One must admit there is something truly revolutionary about an Israeli undertaking not to smuggle something past customs and to pay all his taxes, to say nothing about abstaining from feeding the ostrich at the safari park - a sacrifice that the young man finds difficult in so touching a way. Many people will no doubt raise their noses at this naive text. Is this the stuff that revolutions are made of? Are these the revolutionaries? But this is the Israeli revolution of 2011, and this is its authentic voice.
Anyone who thinks that one can take this student (who, with all his naivety, actually knows a few things about the history of revolutions ) and most of his colleagues in a radical direction in the usual salon-revolutionary fashion, is himself a kind of ostrich. This movement can't be turned into a political party, or a camp with a clear-cut political and ideological character, without losing most of its participants and all of its public influence.

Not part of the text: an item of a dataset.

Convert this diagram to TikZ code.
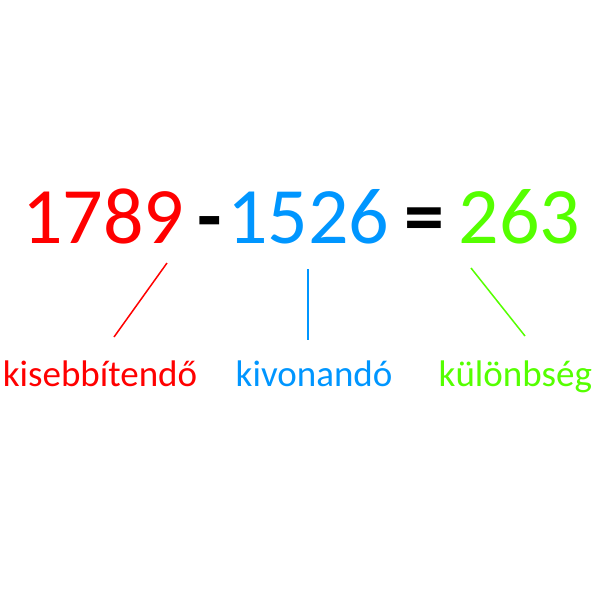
\documentclass[tikz,border=0pt]{standalone}
\usepackage{fontspec}
\setmainfont{Carlito}
\definecolor{cred}{RGB}{255,0,0}
\definecolor{cblue}{RGB}{0,150,255}
\definecolor{cgreen}{RGB}{85,255,0}
\begin{document}
\begin{tikzpicture}[x=1pt,y=-1pt,
  big/.style={inner sep=0pt,anchor=base west,font=\fontsize{80}{90}\selectfont},
  bigb/.style={big,font=\bfseries\fontsize{80}{90}\selectfont},
  lab/.style={inner sep=0pt,anchor=base west,font=\fontsize{37}{42}\selectfont},
  conn/.style={line width=1.5pt}]
\useasboundingbox (0,0) rectangle (600,600);
\node[big,text=cred] (n1) at (22,243) {1789};
\node[bigb] (minus) at (197,243) {-};
\node[big,text=cblue] (n2) at (227,243) {1526};
\node[bigb] (eq) at (404,243) {=};
\node[big,text=cgreen] (n3) at (458.5,243) {263};
\node[lab,text=cred] (l1) at (2.6,386) {kisebbítendő};
\node[lab,text=cblue] (l2) at (235.5,386) {kivonandó};
\node[lab,text=cgreen] (l3) at (438.5,386) {különbség};
\coordinate (a1) at (167,263); \coordinate (b1) at (114,337);
\coordinate (a2) at (308,269); \coordinate (b2) at (308,340);
\coordinate (a3) at (471,268); \coordinate (b3) at (525,336);
\draw[conn,cred] (a1) -- (b1);
\draw[conn,cblue] (a2) -- (b2);
\draw[conn,cgreen] (a3) -- (b3);
\end{tikzpicture}
\end{document}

What will come out of the protest movement? Quite a bit. First, this is a beautiful and impressive display of active and influential civic involvement, after many years in which it seemed that this phenomenon had disappeared from the Israeli - or at least secular Israeli - scene. That in itself is a change for the better. Second, it is clear that this protest will lead to change in the sphere of economic and social policy. Beyond the great ideological arguments, there is no doubt that the pendulum in this respect went too far right. Now a correction will follow.
Will the protest ensure a comprehensive decision in favor of a social-democratic socioeconomic policy? It provides a comfortable backdrop for the growth of a political alternative in this vein. However, the decision itself about a basic change of policy on questions of society and economics can be made only in the polling booth, through those same "political steps" that the student on Rothschild Boulevard is so disdainful of - that is to say, through a political party that will win the confidence of the public.
The Labor Party, under new leadership, is a natural candidate to carry a banner of this kind, but of course there are also other options and combinations of options. The bottom line is that this is a matter for a party or parties. It is clear that the voting public will not vote on the socioeconomic issue alone, but its importance will no doubt increase. And on this issue itself, some hard questions have to be faced: What, in fact, does modern social-democracy mean, and how does one combine a modern social state with a modern economy?
In any case, the decision will take place in the polling booth. That is the way decisions are made in a country where the people do not storm the government buildings but rather decide, in free elections, who will sit in them.